Thursday, March 17, 2005


It is an ivory tower intellectual's version of the Stockholm Syndrome. Hating someone we are attacking, a foolish leftist feels he must justify even our most extreme actions, in order to quiet his own conscience. Suddenly he starts using his wits, usually employed in helping criminals escape justice, to rationalize policies which he would be outraged over if they were directed at his own. He cannot mislead us. We know he is not really on our side, and, come the entrenchment of authority here, his late-found sycophancy will not save him from arrest "and all that that implies".

Over at Crooked Timber, Kieran Healy has gotten upset over something he just heard on the news. His rant is at "Needles Under the Nails":
The effort to normalize torture proceeds on two fronts. The first comes up with scenarios where torture seems justified -- the ticking bomb case that we know and love. ... The second front in the pro-torture offensive is the effort to blur the distinction between torture and "mere" pressure or extreme interrogation. ... Here, for example, is Alan Dershowitz speaking in the news report:
When you torture somebody to death -- everybody would acknowledge that's torture. But placing a sterilized needle under somebody's fingernails for fifteen minutes, causing excruciating pain but no permanent physical damage -- is that torture?
Gee, I don't know, Alan. Let's find out! Why don't you drop by this afternoon? I'll bring the needles and the bunsen burner, you bring Alberto Gonzales. Or better yet -- why not grab your daughter, if you have one, and we’ll get the empirical evidence from her.

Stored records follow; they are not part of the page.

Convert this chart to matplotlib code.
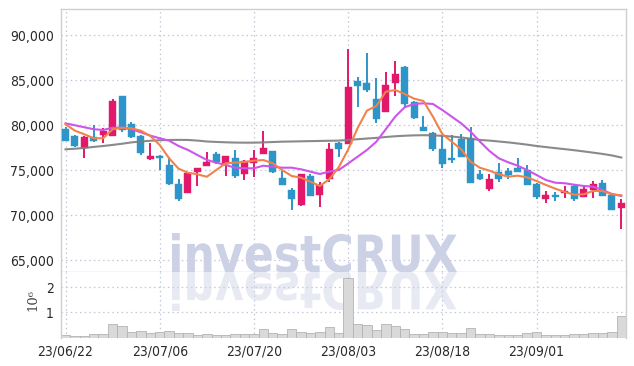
import matplotlib
matplotlib.use('Agg')
import matplotlib.pyplot as plt
from matplotlib.textpath import TextPath
from matplotlib.font_manager import FontProperties
from matplotlib.patches import PathPatch
from matplotlib.transforms import Affine2D

dates = ['23/06/22', '23/06/23', '23/06/26', '23/06/27', '23/06/28', '23/06/29', '23/06/30',
         '23/07/03', '23/07/04', '23/07/05', '23/07/06', '23/07/07', '23/07/10', '23/07/11',
         '23/07/12', '23/07/13', '23/07/14', '23/07/17', '23/07/18', '23/07/19', '23/07/20',
         '23/07/21', '23/07/24', '23/07/25', '23/07/26', '23/07/27', '23/07/28', '23/07/31',
         '23/08/01', '23/08/02', '23/08/03', '23/08/04', '23/08/07', '23/08/08', '23/08/09',
         '23/08/10', '23/08/11', '23/08/14', '23/08/16', '23/08/17', '23/08/18', '23/08/21',
         '23/08/22', '23/08/23', '23/08/24', '23/08/25', '23/08/28', '23/08/29', '23/08/30',
         '23/08/31', '23/09/01', '23/09/04', '23/09/05', '23/09/06', '23/09/07', '23/09/08',
         '23/09/11', '23/09/12', '23/09/13', '23/09/14']

opens = [79600, 78800, 77450, 78650, 78950, 78850, 83200, 80150, 78850, 76200,
         76600, 75600, 73450, 72500, 74850, 75500, 76800, 75700, 76350, 74600,
         75850, 76850, 77100, 74100, 72800, 71100, 74350, 72200, 74050, 78050,
         77950, 84900, 84700, 82900, 81500, 84750, 86500, 82600, 79800, 79100,
         77350, 76400, 78500, 78600, 74600, 72950, 74800, 74950, 75300, 75000,
         73500, 71800, 72250, 72450, 73250, 72050, 72800, 73600, 72200, 70850]
highs = [79850, 78900, 78800, 80000, 79650, 82900, 83250, 80350, 78900, 78000,
         76650, 76450, 74050, 74700, 75300, 77050, 77050, 76600, 77250, 76100,
         77300, 79400, 77150, 74900, 73050, 74600, 74600, 73700, 78000, 78100,
         88450, 85400, 88050, 85200, 85900, 87100, 86600, 82700, 81050, 79200,
         78800, 78900, 79050, 79800, 75050, 74550, 75800, 75200, 76350, 75600,
         73550, 72650, 72600, 73200, 73500, 73250, 73850, 73900, 72250, 71850]
lows = [78200, 77600, 76350, 78100, 78050, 78800, 79250, 78600, 76650, 76100,
        75050, 73400, 71600, 72450, 73200, 75450, 75750, 74400, 74100, 73900,
        74200, 76800, 74700, 73350, 70600, 71000, 72100, 70950, 73700, 76500,
        77900, 82000, 83700, 80250, 81450, 83200, 82050, 80700, 79350, 77150,
        75200, 75850, 76450, 73550, 73900, 72700, 73700, 74000, 74800, 73350,
        71800, 71350, 71600, 71900, 71600, 72000, 71900, 72100, 70550, 68500]
closes = [78300, 77700, 78700, 78200, 79400, 82700, 79450, 78750, 76950, 76550,
          76400, 73500, 71800, 74650, 75200, 75900, 75900, 76600, 74400, 76000,
          76350, 77450, 74850, 73400, 71850, 74600, 72150, 73350, 77350, 77350,
          84250, 84400, 83950, 80750, 84500, 85750, 82350, 80850, 79400, 77350,
          75700, 76100, 76500, 73600, 74000, 74000, 74050, 74500, 74850, 73400,
          72050, 72250, 72050, 72650, 71850, 72900, 73500, 72150, 70600, 71350]

ma_short = [80110, 79400, 79000, 78560, 78560, 79560, 79730, 79670, 79400, 78810,
            77810, 76330, 75180, 74730, 74560, 74280, 75030, 75780, 75850, 75920,
            76070, 76140, 75780, 75030, 74370, 74180, 73730, 73260, 74000, 75330,
            77300, 79670, 81630, 82150, 83730, 83920, 83480, 82960, 82700, 80960,
            79030, 78180, 77330, 75960, 75280, 74960, 74560, 74290, 74400, 74220,
            73810, 73370, 72960, 72590, 72290, 72330, 72700, 72700, 72330, 72220]
ma_mid = [80220, 80000, 79780, 79560, 79480, 79730, 79730, 79560, 79220, 78850,
          78560, 78290, 77700, 77260, 76700, 76150, 75850, 75590, 75290, 75220,
          75220, 75510, 75400, 75290, 75290, 75110, 74850, 74590, 74850, 75030,
          75750, 76510, 77260, 78180, 79560, 80960, 82000, 82370, 82440, 82370,
          81700, 80960, 80220, 79290, 78180, 77150, 76330, 75890, 75510, 75030,
          74480, 73920, 73620, 73560, 73400, 73260, 73180, 72810, 72370, 72150]
ma_long = [77330, 77400, 77480, 77600, 77700, 77820, 77950, 78100, 78200, 78280,
           78340, 78370, 78380, 78370, 78300, 78200, 78150, 78110, 78080, 78070,
           78070, 78100, 78140, 78180, 78200, 78220, 78240, 78260, 78280, 78300,
           78370, 78450, 78530, 78600, 78700, 78780, 78840, 78880, 78900, 78880,
           78830, 78750, 78650, 78500, 78370, 78300, 78200, 78100, 77980, 77850,
           77700, 77580, 77460, 77350, 77230, 77100, 76960, 76820, 76650, 76420]

volume = [0.11, 0.07, 0.07, 0.12, 0.12, 0.52, 0.44, 0.22, 0.26, 0.18,
          0.22, 0.26, 0.18, 0.18, 0.09, 0.13, 0.09, 0.09, 0.14, 0.14,
          0.14, 0.33, 0.18, 0.14, 0.32, 0.22, 0.19, 0.22, 0.40, 0.18,
          2.35, 0.53, 0.48, 0.28, 0.53, 0.44, 0.32, 0.13, 0.13, 0.22,
          0.22, 0.18, 0.18, 0.36, 0.14, 0.14, 0.09, 0.09, 0.09, 0.18,
          0.22, 0.09, 0.09, 0.09, 0.14, 0.14, 0.18, 0.18, 0.22, 0.85]  # millions

date_tick_idx = [0, 10, 20, 30, 40, 50]
price_ticks = [65000, 70000, 75000, 80000, 85000, 90000]
price_labels = ['65,000', '70,000', '75,000', '80,000', '85,000', '90,000']
vol_ticks = [1, 2]

UP = '#e2186b'
DOWN = '#2e95c8'
GRID = '#c3c7d8'
SPINE = '#cfcfcf'

W, H = 634, 366
fig = plt.figure(figsize=(W / 100, H / 100), dpi=100)
ax = fig.add_axes([61 / W, (H - 272) / H, 565 / W, 263 / H])
axv = fig.add_axes([61 / W, (H - 337.5) / H, 565 / W, 65.5 / H], sharex=ax)

tickfont = FontProperties(family='DejaVu Sans', stretch='condensed', size=10)

n = len(dates)
x = list(range(n))
colors = [UP if c >= o else DOWN for o, c in zip(opens, closes)]
bottoms = [min(o, c) for o, c in zip(opens, closes)]
heights = [max(abs(c - o), 60) for o, c in zip(opens, closes)]

ax.vlines(x, lows, highs, colors=colors, linewidth=1.4, zorder=2)
ax.bar(x, heights, bottom=bottoms, width=0.74, color=colors, edgecolor=colors,
       linewidth=0.3, zorder=3)
ax.plot(x, ma_long, color='#7d7d7d', lw=1.5, alpha=0.9, zorder=4)
ax.plot(x, ma_mid, color='#cc55ea', lw=1.5, zorder=4)
ax.plot(x, ma_short, color='#f0824c', lw=1.5, zorder=4)

ax.set_xlim(-0.48, 59.5)
ax.set_ylim(63700, 92920)
ax.set_yticks(price_ticks)
ax.set_yticklabels(price_labels, fontproperties=tickfont, color='#2a2a2a')
ax.tick_params(axis='both', length=0, pad=5)
ax.tick_params(axis='x', labelbottom=False)
ax.set_xticks(date_tick_idx)
ax.grid(True, color=GRID, linestyle=(0, (1.2, 2.5)), linewidth=0.9)
ax.set_axisbelow(True)
for s in ax.spines.values():
    s.set_color(SPINE)
    s.set_linewidth(1.0)

axv.bar(x, volume, width=1.0, color='#d9d9d9', edgecolor='#b3b3b3', linewidth=0.6, zorder=2)
axv.set_ylim(0, 2.6)
axv.set_yticks(vol_ticks)
axv.set_yticklabels([str(v) for v in vol_ticks], fontproperties=tickfont, color='#2a2a2a')
axv.set_xticks(date_tick_idx)
axv.set_xticklabels([dates[i] for i in date_tick_idx], fontproperties=tickfont, color='#2a2a2a')
axv.tick_params(axis='both', length=0, pad=5)
axv.grid(True, color=GRID, linestyle=(0, (1.2, 2.5)), linewidth=0.9)
axv.set_axisbelow(True)
for k, s in axv.spines.items():
    s.set_color(SPINE)
    s.set_linewidth(1.0)
axv.spines['bottom'].set_visible(False)
axv.spines['top'].set_visible(False)

fig.text(33 / W, 1 - 300 / H, '10\u2076', rotation=90, ha='center', va='center',
         family='DejaVu Serif', fontsize=9.5, color='#444444')

# watermark with reflection
wm = TextPath((0, 0), 'investCRUX', size=100,
              prop=FontProperties(family='DejaVu Sans', weight='bold'))
ext = wm.get_extents()
x0, x1 = 172 / W, 457 / W
ytop, ybase = 1 - 233 / H, 1 - 272 / H
sx = (x1 - x0) / ext.width
sy = (ytop - ybase) / ext.y1
t_main = Affine2D().translate(-ext.x0, 0).scale(sx, sy).translate(x0, ybase)
p1 = PathPatch(t_main.transform_path(wm), facecolor='#ccd1e6', edgecolor='none',
               transform=fig.transFigure, zorder=0.6)
ax.add_patch(p1)
t_ref = Affine2D().translate(-ext.x0, 0).scale(sx, -sy).translate(x0, ybase)
p2 = PathPatch(t_ref.transform_path(wm), facecolor='#ccd1e6', edgecolor='none',
               alpha=0.45, transform=fig.transFigure, zorder=0.6)
axv.add_patch(p2)

fig.savefig('out.png', dpi=100)
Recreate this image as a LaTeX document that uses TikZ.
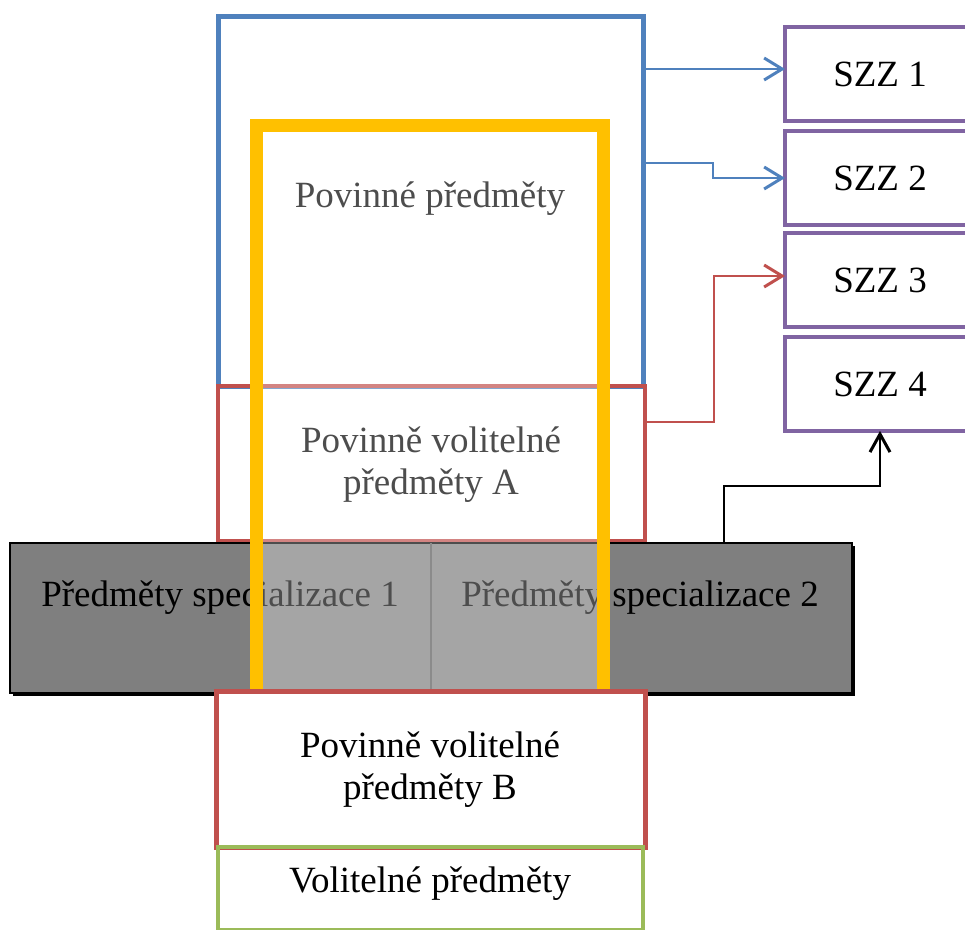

In the comments someone added "... if you're debating the details of the torture, then the torturers have already won." Well, of course we have, and not just because one of our own is now the national abogado. First, unlike that fatuous embarrassment to his law school, we don't play silly games with words trying to claim that whether something is torture depends on the meaning of "permanent". Second, we know what we want and why, which focusses our efforts. We do not care whether torture "works". Obtaining information is not why we use it. Our opponents lack the imagination to believe what we say in very plain language. How many times do we have to explain this?
"How does one man assert his power over another, Winston? ... By making him suffer. Obedience is not enough. Unless he is suffering, how can you be sure that he is obeying your will and not his own? Power is in inflicting pain and humiliation."